Alors la grande majorité des organisations patronales du Sénégal ont décidé de s’adresser aux dirigeants politiques, et de prendre l’opinion à témoin. Hier, aux côtés des dirigeants des structures comme la Chambre de commerce de Dakar, les deux branches de l’Unacois, le Ges, ainsi que d’autres branches du secteur privé, M. Baïdy Agne, le président du Conseil national du patronat, a demandé : «A la 14ème législature, nous disons : «Auditionnez votre Secteur privé national avant de voter toute loi à caractère économique et social.» Et pour faire bonne mesure du prochain gouvernement qui sera bientôt installé, les patrons d’entreprise disent attendre ceci : «Soutenez davantage votre Secteur privé national afin de permettre à l’entreprise nationale de prospérer et de répondre à cette forte demande d’emplois de notre jeunesse que nous savons innovante et productive.»
L’idée est de ne plus laisser mourir des entreprises nationales. Les chefs d’entreprise ne veulent pas être traités en citoyens de seconde zone, parce qu’ils sont créateurs de richesses.
Par la voix de Baïdy Agne, ils ont donc plaidé «pour l’élargissement du cadre réglementaire et juridique du contenu local à d’autres secteurs d’activités que celui du pétrole et du gaz, mais aussi pour plus d’engagement à nos côtés de l’Administration publique, plus de patriotisme économique, moins de haine de soi, moins de stigmatisation et de suspicion des privés nationaux qui gagnent des marchés et, enfin, de nouvelles règles de complémentarité avec l’investissement direct étranger».
En contrepartie, les entrepreneurs locaux s’engagent «à accroître les investissements privés nationaux, à créer plus d’emplois décents pour notre jeunesse, à contribuer davantage au développement socio-économique de nos villes et hinterlands».
Il faudrait, pour ces résultats, que d’ici les prochaines élections, le pays bruisse moins des questions politiques pour se pencher sur l’agenda économique, les préoccupations des entreprises et les priorités sociales, qui sont des questions du quotidien de tous les citoyens.

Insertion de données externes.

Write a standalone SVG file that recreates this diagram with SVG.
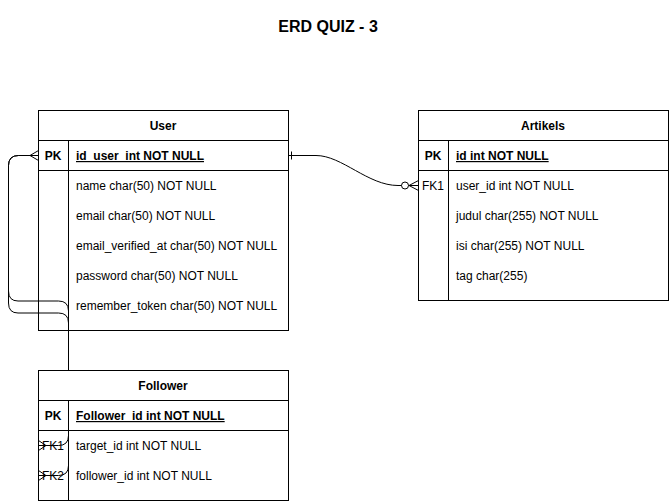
<svg xmlns="http://www.w3.org/2000/svg" width="669" height="501" viewBox="0 0 669 501">
<style>
text{font-family:"Liberation Sans",Arial,sans-serif;font-size:12px;fill:#000}
.title{font-size:16px;font-weight:bold}
.hd{font-weight:bold;text-anchor:middle}
.pk{font-weight:bold;text-anchor:middle}
.fk{text-anchor:middle}
.pkf{font-weight:bold;text-decoration:underline}
.box{fill:#fff;stroke:#000;stroke-width:1}
.open{fill:none;stroke:#000;stroke-width:1}
.ln{stroke:#000;stroke-width:1;fill:none}
.edge{fill:none;stroke:#000;stroke-width:1}
</style>
<rect width="669" height="501" fill="#fff"/>
<text class="title" x="328" y="32" text-anchor="middle">ERD QUIZ - 3</text>

<g id="user">
<rect class="box" x="38.5" y="110.5" width="250" height="220"/>
<path class="ln" d="M38.5,140.5H288.5M38.5,170.5H288.5M68.5,140.5V330.5"/>
<text class="hd" x="163" y="130">User</text>
<text class="pk" x="53" y="160">PK</text>
<text class="pkf" x="76" y="160" xml:space="preserve">id_user  int NOT NULL</text>
<text x="76" y="190">name char(50) NOT NULL</text>
<text x="76" y="220">email char(50) NOT NULL</text>
<text x="76" y="250">email_verified_at char(50) NOT NULL</text>
<text x="76" y="280">password char(50) NOT NULL</text>
<text x="76" y="310">remember_token char(50) NOT NULL</text>
</g>

<g id="artikels">
<rect class="box" x="418.5" y="110.5" width="250" height="190"/>
<path class="ln" d="M418.5,140.5H668.5M418.5,170.5H668.5M448.5,140.5V300.5"/>
<text class="hd" x="543" y="130">Artikels</text>
<text class="pk" x="433" y="160">PK</text>
<text class="pkf" x="456" y="160">id int NOT NULL</text>
<text class="fk" x="433" y="190">FK1</text>
<text x="456" y="190">user_id int NOT NULL</text>
<text x="456" y="220">judul char(255) NOT NULL</text>
<text x="456" y="250">isi char(255) NOT NULL</text>
<text x="456" y="280">tag char(255)</text>
</g>

<g id="connectors">
<path class="edge" d="M288.5,155.5H316C342,155.5 368,185.5 398,185.5H418.5"/>
<path class="edge" d="M291.5,151.5V159.5"/>
<circle cx="405" cy="185.5" r="3.5" fill="#fff" stroke="#000" stroke-width="1"/>
<path class="edge" d="M418.5,180.5L409,185.5L418.5,190.5"/>

<path class="edge" d="M38.5,445.5H58.5Q68.5,445.5 68.5,435.5V311Q68.5,301 58.5,301H18Q8.5,301 8.5,291V165.5Q8.5,155.5 18.5,155.5H38.5"/>
<path class="edge" d="M38.5,475.5H58.5Q68.5,475.5 68.5,465.5V323Q68.5,313 58.5,313H18Q8.5,313 8.5,303V165.5Q8.5,155.5 18.5,155.5H38.5"/>
<path class="edge" d="M38.5,150.5L30,155.5L38.5,160.5"/>
<path class="edge" d="M38.5,440.5L46,445.5L38.5,450.5"/>
<path class="edge" d="M38.5,470.5L46,475.5L38.5,480.5"/>
</g>

<g id="follower">
<rect class="open" x="38.5" y="370.5" width="250" height="130"/>
<rect class="box" x="38.5" y="370.5" width="250" height="30"/>
<path class="ln" d="M38.5,430.5H288.5M68.5,400.5V500.5"/>
<text class="hd" x="163" y="390">Follower</text>
<text class="pk" x="53" y="420">PK</text>
<text class="pkf" x="76" y="420">Follower_id int NOT NULL</text>
<text class="fk" x="53" y="450">FK1</text>
<text x="76" y="450">target_id int NOT NULL</text>
<text class="fk" x="53" y="480">FK2</text>
<text x="76" y="480">follower_id int NOT NULL</text>
</g>
</svg>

Si Baïdy Agne et ses collègues ont pu réussir à rassembler, autour d’une même plateforme unique, les producteurs industriels et les négociants dont souvent les intérêts sont divergents, on peut souhaiter que leur appel à un dialogue public/privé autour des intérêts économiques du pays soit entendu par les plus hautes autorités de ce pays.